Source code of charts
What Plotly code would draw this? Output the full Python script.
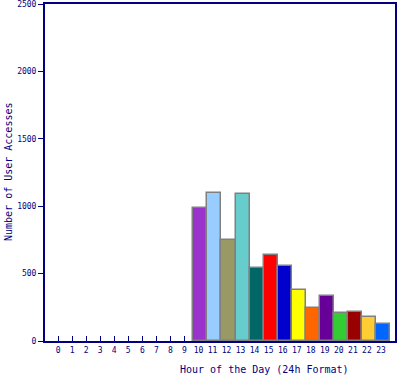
import plotly.graph_objects as go

hours = list(range(24))
accesses = [0, 0, 0, 0, 0, 0, 0, 0, 0, 0,
            984, 1096, 747, 1088, 539, 636, 554, 376, 243, 332, 205, 213, 178, 124]
colors = ["#FFFFFF"] * 10 + ["#9933CC", "#99CCFF", "#999966", "#66CCCC", "#006666",
                             "#FF0000", "#0000CC", "#FFFF00", "#FF6600", "#660099",
                             "#33CC33", "#990000", "#FFCC33", "#0066FF"]
tick_labels = [str(h) for h in hours]
y_ticks = [0, 500, 1000, 1500, 2000, 2500]

navy = "#000080"
font = "DejaVu Sans Mono"

line_widths = [1.5 if v > 0 else 0 for v in accesses]

fig = go.Figure(go.Bar(
    x=hours, y=accesses,
    marker=dict(color=colors, line=dict(color="#808080", width=line_widths)),
    width=1.0, offset=-0.36,
))

fig.update_layout(
    width=400, height=375,
    margin=dict(l=45, r=5, t=4, b=34, autoexpand=False),
    paper_bgcolor="white", plot_bgcolor="white",
    showlegend=False,
    bargap=0,
    font=dict(family=font, color=navy, size=8),
    annotations=[
        dict(text="Hour of the Day (24h Format)", xref="paper", yref="paper",
             x=(264 - 45) / 350, y=0, yshift=-28, xanchor="center", yanchor="middle",
             showarrow=False, font=dict(family=font, size=10, color=navy)),
        dict(text="Number of User Accesses", xref="paper", yref="paper",
             x=0, xshift=-37, y=(341 - 172) / 337, xanchor="center", yanchor="middle",
             textangle=-90, showarrow=False, font=dict(family=font, size=10, color=navy)),
    ],
)
fig.update_xaxes(
    range=[-0.93, 24.0], automargin=False,
    tickmode="array", tickvals=hours, ticktext=tick_labels,
    ticks="inside", ticklen=5, tickwidth=1, tickcolor=navy,
    showline=True, linecolor=navy, linewidth=2, mirror=True,
    showgrid=False, zeroline=False,
    layer="below traces", ticklabeloverflow="allow",
    tickfont=dict(family=font, size=8, color=navy),
)
fig.update_yaxes(
    range=[0, 2500], automargin=False,
    tickmode="array", tickvals=y_ticks, ticktext=[str(v) for v in y_ticks],
    ticks="outside", ticklen=5, tickwidth=1, tickcolor=navy,
    showline=True, linecolor=navy, linewidth=2, mirror=True,
    showgrid=False, zeroline=False, ticklabeloverflow="allow",
    tickfont=dict(family=font, size=8, color=navy),
)

fig.write_html("out.html", config={"displayModeBar": False},
               post_script="document.body.style.margin='0';document.body.style.overflow='hidden';")
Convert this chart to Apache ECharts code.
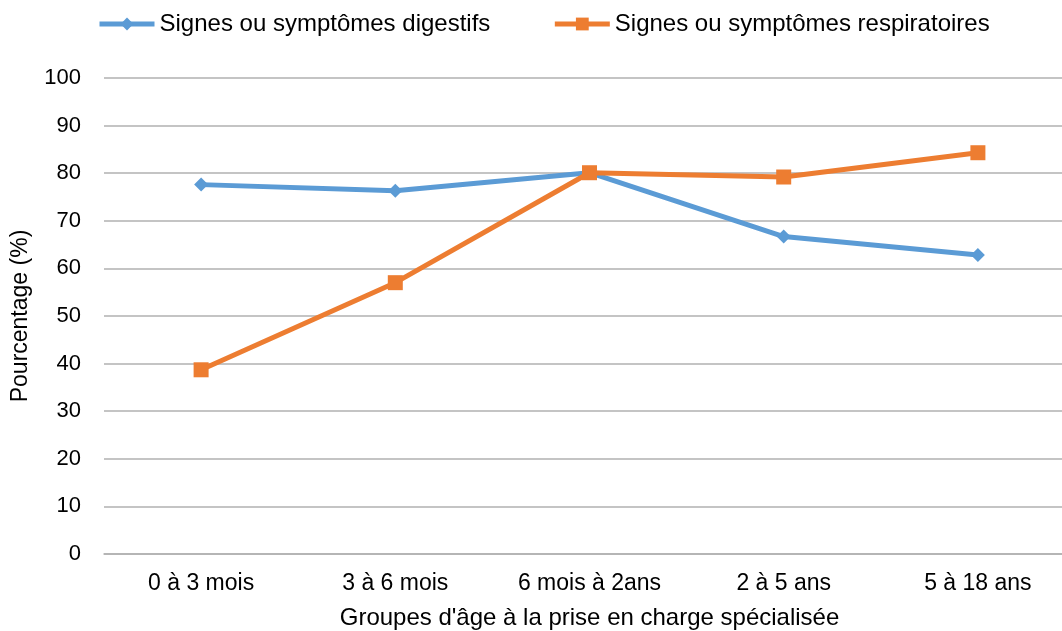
<!DOCTYPE html>
<html>
<head>
<meta charset="utf-8">
<script src="https://cdn.jsdelivr.net/npm/echarts@6/dist/echarts.min.js"></script>
<style>
html,body{margin:0;padding:0;background:#fff;}
#chart{width:1062px;height:631px;}
</style>
</head>
<body>
<div id="chart"></div>
<script>
// groupes d'âge
var categories = ['0 à 3 mois', '3 à 6 mois', '6 mois à 2ans', '2 à 5 ans', '5 à 18 ans'];
var digestifs = [77.6, 76.3, 80.1, 66.7, 62.8];
var respiratoires = [38.7, 57.0, 80.1, 79.2, 84.3];
var yTicks = [0, 10, 20, 30, 40, 50, 60, 70, 80, 90, 100];

var font = 'Liberation Sans, Arial, sans-serif';
var chart = echarts.init(document.getElementById('chart'));
chart.setOption({
    animation: false,
    textStyle: {fontFamily: font, color: '#000'},
    legend: {
        left: 97,
        top: 12,
        padding: 0,
        itemWidth: 55,
        itemHeight: 16,
        itemGap: 62,
        lineStyle: {width: 5},
        textStyle: {fontSize: 24, color: '#000', fontFamily: font},
        data: ['Signes ou symptômes digestifs', 'Signes ou symptômes respiratoires']
    },
    grid: {left: 104, top: 78, width: 971, height: 476, outerBoundsMode: 'none', containLabel: false},
    xAxis: {
        type: 'category',
        data: categories,
        boundaryGap: true,
        axisLine: {lineStyle: {color: '#b0b0b0', width: 1.5}},
        axisTick: {show: false},
        axisLabel: {fontSize: 23, color: '#000', margin: 18},
        name: "Groupes d'âge à la prise en charge spécialisée",
        nameLocation: 'middle',
        nameGap: 52,
        nameTextStyle: {fontSize: 24, color: '#000'}
    },
    yAxis: {
        type: 'value',
        min: yTicks[0],
        max: yTicks[yTicks.length - 1],
        interval: 10,
        axisLine: {show: false},
        axisTick: {show: false},
        splitLine: {lineStyle: {color: '#b0b0b0', width: 1.5}},
        axisLabel: {fontSize: 22, color: '#000', margin: 23},
        name: 'Pourcentage (%)',
        nameLocation: 'middle',
        nameGap: 72,
        nameTextStyle: {fontSize: 23, color: '#000'}
    },
    series: [
        {
            name: 'Signes ou symptômes digestifs',
            type: 'line',
            data: digestifs,
            symbol: 'diamond',
            symbolSize: [14, 14],
            lineStyle: {color: '#5b9bd5', width: 5},
            itemStyle: {color: '#5b9bd5'}
        },
        {
            name: 'Signes ou symptômes respiratoires',
            type: 'line',
            data: respiratoires,
            symbol: 'rect',
            symbolSize: [15, 15],
            lineStyle: {color: '#ed7d31', width: 5},
            itemStyle: {color: '#ed7d31'}
        }
    ]
});
</script>
</body>
</html>
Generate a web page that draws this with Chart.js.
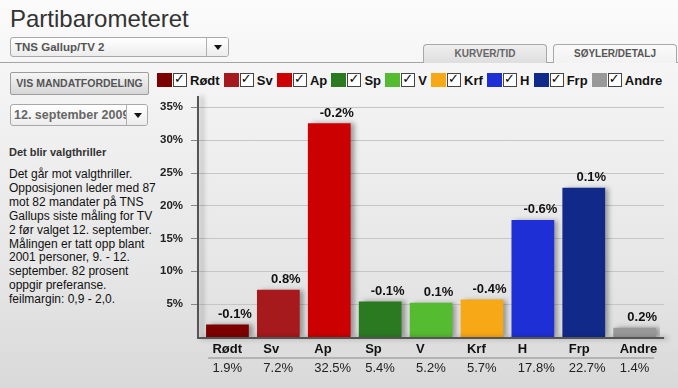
<!DOCTYPE html>
<html>
<head>
<meta charset="utf-8">
<script src="https://cdn.jsdelivr.net/npm/chart.js@4"></script>
<style>
  html, body { margin: 0; padding: 0; }
  body {
    width: 678px; height: 388px; overflow: hidden; position: relative;
    font-family: 'Liberation Sans', Arial, sans-serif;
    background: linear-gradient(#fbfbfb 0%, #f1f1f1 30%, #e6e6e6 70%, #d9d9d9 100%);
  }
  .abs { position: absolute; }
  h1 { margin: 0; left: 10px; top: 5px; font-size: 24px; line-height: 28px; font-weight: normal; color: #333; }
  .select {
    box-sizing: border-box; border: 1px solid #a8a8a8; border-radius: 3px;
    background: linear-gradient(#ffffff, #ececec); overflow: hidden;
    font-weight: bold; color: #555; white-space: nowrap;
  }
  .select .arrow {
    position: absolute; right: 0; top: 0; bottom: 0; width: 21px;
    border-left: 1px solid #b0b0b0; background: linear-gradient(#ffffff, #ececec);
  }
  .select .arrow::after {
    content: ''; position: absolute; left: 7px; top: 50%; margin-top: -2px;
    border-left: 4px solid transparent; border-right: 4px solid transparent; border-top: 5px solid #111;
  }
  .rule { left: 0; top: 62px; width: 678px; height: 1px; background: #a4a4a4; }
  .tab {
    box-sizing: border-box; height: 19px; border: 1px solid #a8a8a8; border-bottom: none;
    border-radius: 4px 4px 0 0; text-align: center; line-height: 18px;
    font-size: 10px; font-weight: bold; color: #666;
  }
  .btn {
    box-sizing: border-box; left: 10px; top: 72px; width: 139px; height: 23px;
    border: 1px solid #9c9c9c; border-radius: 2px; background: linear-gradient(#f6f6f6, #d6d6d6);
    font-size: 10.5px; font-weight: bold; color: #555; text-align: center; line-height: 21px;
  }
  .legend { left: 157px; top: 73px; display: flex; align-items: center; height: 14px; }
  .legend .sw { width: 15px; height: 14px; margin-right: 1px; }
  .legend .cb {
    box-sizing: border-box; width: 14px; height: 14px; border: 1px solid #444; background: #fff;
    margin-right: 3px; position: relative;
  }
  .legend .cb::after {
    content: '\2713'; position: absolute; left: 0px; top: -2px;
    font: bold 13px 'DejaVu Sans', sans-serif; color: #000; line-height: 14px;
  }
  .legend .nm { font-size: 13px; font-weight: bold; color: #111; margin-right: 4.2px; }
  .headline { left: 9px; top: 146px; font-size: 11px; font-weight: bold; color: #333; }
  .text { left: 9px; top: 168px; font-size: 12px; line-height: 13.9px; color: #111; }
  #wrap { left: 150px; top: 90px; width: 528px; height: 298px; }
</style>
</head>
<body>
<h1 class="abs">Partibarometeret</h1>
<div class="abs select" style="left:10px;top:37px;width:219px;height:20px;font-size:11.5px;line-height:18px;padding-left:4px;">
  TNS Gallup/TV 2<span class="arrow"></span>
</div>
<div class="abs rule"></div>
<div class="abs tab" style="left:423px;top:44px;width:124px;background:linear-gradient(#efefef,#dedede);">KURVER/TID</div>
<div class="abs tab" style="left:553px;top:44px;width:124px;background:linear-gradient(#fafafa,#f2f2f2);color:#555;">SØYLER/DETALJ</div>

<div class="abs btn">VIS MANDATFORDELING</div>
<div class="abs select" style="left:10px;top:104px;width:138px;height:22px;font-size:12.5px;line-height:20px;padding-left:3px;color:#666;">
  12. september 2009<span class="arrow" style="width:20px;"></span>
</div>

<div class="abs legend" id="legend"></div>

<div class="abs headline">Det blir valgthriller</div>
<div class="abs text">Det går mot valgthriller.<br>Opposisjonen leder med 87<br>mot 82 mandater på TNS<br>Gallups siste måling for TV<br>2 før valget 12. september.<br>Målingen er tatt opp blant<br>2001 personer, 9. - 12.<br>september. 82 prosent<br>oppgir preferanse.<br>feilmargin: 0,9 - 2,0.</div>

<div class="abs" id="wrap"><canvas id="chart" width="528" height="298"></canvas></div>

<script>
const PARTIES = ['Rødt', 'Sv', 'Ap', 'Sp', 'V', 'Krf', 'H', 'Frp', 'Andre'];
const SHARES  = [1.9, 7.2, 32.5, 5.4, 5.2, 5.7, 17.8, 22.7, 1.4];
const CHANGES = ['-0.1', '0.8', '-0.2', '-0.1', '0.1', '-0.4', '-0.6', '0.1', '0.2'];
const COLORS  = ['#7d0000', '#a6191d', '#cc0000', '#2b7a22', '#55bb30', '#f6a816', '#1f2fd6', '#112a8a', '#999999'];
const Y_TICKS = [5, 10, 15, 20, 25, 30, 35];

const FONT = "'Liberation Sans', Arial, sans-serif";
const AXIS_OUT = 4;   // axis lines reach a little past the bar area

// legend with checkboxes
const legend = document.getElementById('legend');
PARTIES.forEach((p, i) => {
  legend.insertAdjacentHTML('beforeend',
    `<span class="sw" style="background:${COLORS[i]}"></span><span class="cb"></span><span class="nm">${p}</span>`);
});

const fmt = v => v.toFixed(1) + '%';

// grid lines, tick marks and axes
const frame = {
  id: 'frame',
  beforeDatasetsDraw(chart) {
    const c = chart.ctx, a = chart.chartArea, y = chart.scales.y;
    const l = a.left - AXIS_OUT, r = a.right + AXIS_OUT;
    c.save();
    c.lineWidth = 1;
    Y_TICKS.forEach(v => {
      const py = Math.round(y.getPixelForValue(v)) + 0.5;
      c.strokeStyle = '#c6c6c6';
      c.beginPath(); c.moveTo(l, py); c.lineTo(r, py); c.stroke();
      c.strokeStyle = '#888';
      c.beginPath(); c.moveTo(l - 7, py); c.lineTo(l, py); c.stroke();
    });
    c.restore();
  },
  afterDatasetsDraw(chart) {
    const c = chart.ctx, a = chart.chartArea;
    const l = a.left - AXIS_OUT, r = a.right + AXIS_OUT;
    c.save();
    c.strokeStyle = '#555';
    c.lineWidth = 2;
    c.beginPath();
    c.moveTo(l, a.top - 1); c.lineTo(l, a.bottom + 1); c.lineTo(r, a.bottom + 1);
    c.stroke();
    c.restore();
  },
};

// soft shadow on the right of each bar
const barShadow = {
  id: 'barShadow',
  beforeDatasetsDraw(chart) {
    const c = chart.ctx;
    c.save();
    c.shadowColor = 'rgba(0,0,0,0.35)';
    c.shadowOffsetX = 4;
    c.shadowOffsetY = 0;
    c.shadowBlur = 5;
  },
  afterDatasetsDraw(chart) { chart.ctx.restore(); },
};

// change labels above bars + value row under the party names
const barTexts = {
  id: 'barTexts',
  afterDatasetsDraw(chart) {
    const c = chart.ctx;
    const bars = chart.getDatasetMeta(0).data;
    c.save();
    c.textAlign = 'center';
    c.textBaseline = 'middle';
    c.font = 'bold 13px ' + FONT;
    c.fillStyle = '#111';
    bars.forEach((b, i) => c.fillText(CHANGES[i] + '%', b.x + 7.5, b.y - 10));

    const first = bars[0], last = bars[bars.length - 1];
    const y0 = chart.chartArea.bottom;
    c.strokeStyle = '#8a8a8a';
    c.lineWidth = 1;
    c.beginPath();
    c.moveTo(first.x - first.width / 2 + 2, y0 + 21);
    c.lineTo(last.x + last.width / 2 - 2, y0 + 21);
    c.stroke();

    c.textAlign = 'left';
    c.font = '13px ' + FONT;
    c.fillStyle = '#222';
    bars.forEach((b, i) => c.fillText(fmt(SHARES[i]), b.x - 15, y0 + 31));
    c.restore();
  },
};

new Chart(document.getElementById('chart'), {
  type: 'bar',
  data: {
    labels: PARTIES,
    datasets: [{
      data: SHARES,
      backgroundColor: COLORS,
      borderWidth: 0,
      barPercentage: 0.84,
      categoryPercentage: 1,
    }],
  },
  options: {
    responsive: false, animation: false,
    layout: { padding: { top: 0, right: 14, left: 0, bottom: 0 } },
    plugins: { legend: { display: false }, tooltip: { enabled: false } },
    scales: {
      x: {
        offset: true,
        grid: { display: false, drawTicks: false },
        border: { display: false },
        ticks: {
          color: '#111', font: { family: FONT, size: 13, weight: 'bold' },
          align: 'start', labelOffset: -15, padding: 5, maxRotation: 0,
        },
        afterFit: s => { s.height = 51; },
      },
      y: {
        min: 0, max: 36.5,
        afterBuildTicks: s => { s.ticks = Y_TICKS.map(v => ({ value: v })); },
        // tick marks are drawn by the frame plugin; tickLength only spaces the labels
        grid: { display: false, drawTicks: true, tickLength: 19 },
        border: { display: false },
        ticks: {
          color: '#222', font: { family: FONT, size: 11.5, weight: 'bold' }, padding: 0,
          callback: v => v + '%',
        },
        afterFit: s => { s.width = 52; },
      },
    },
  },
  plugins: [frame, barShadow, barTexts],
});
</script>
</body>
</html>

→ What you will do: Make an exact copy of the lines from the one with "Convert this chart to Apache ECharts code." through the one with "80, 90, 100];", both ends in, and nothing else. Drop every picture.

→ Response to the exercise:
Convert this chart to Apache ECharts code.
<!DOCTYPE html>
<html>
<head>
<meta charset="utf-8">
<script src="https://cdn.jsdelivr.net/npm/echarts@6/dist/echarts.min.js"></script>
<style>
html,body{margin:0;padding:0;background:#fff;}
#chart{width:1062px;height:631px;}
</style>
</head>
<body>
<div id="chart"></div>
<script>
// groupes d'âge
var categories = ['0 à 3 mois', '3 à 6 mois', '6 mois à 2ans', '2 à 5 ans', '5 à 18 ans'];
var digestifs = [77.6, 76.3, 80.1, 66.7, 62.8];
var respiratoires = [38.7, 57.0, 80.1, 79.2, 84.3];
var yTicks = [0, 10, 20, 30, 40, 50, 60, 70, 80, 90, 100];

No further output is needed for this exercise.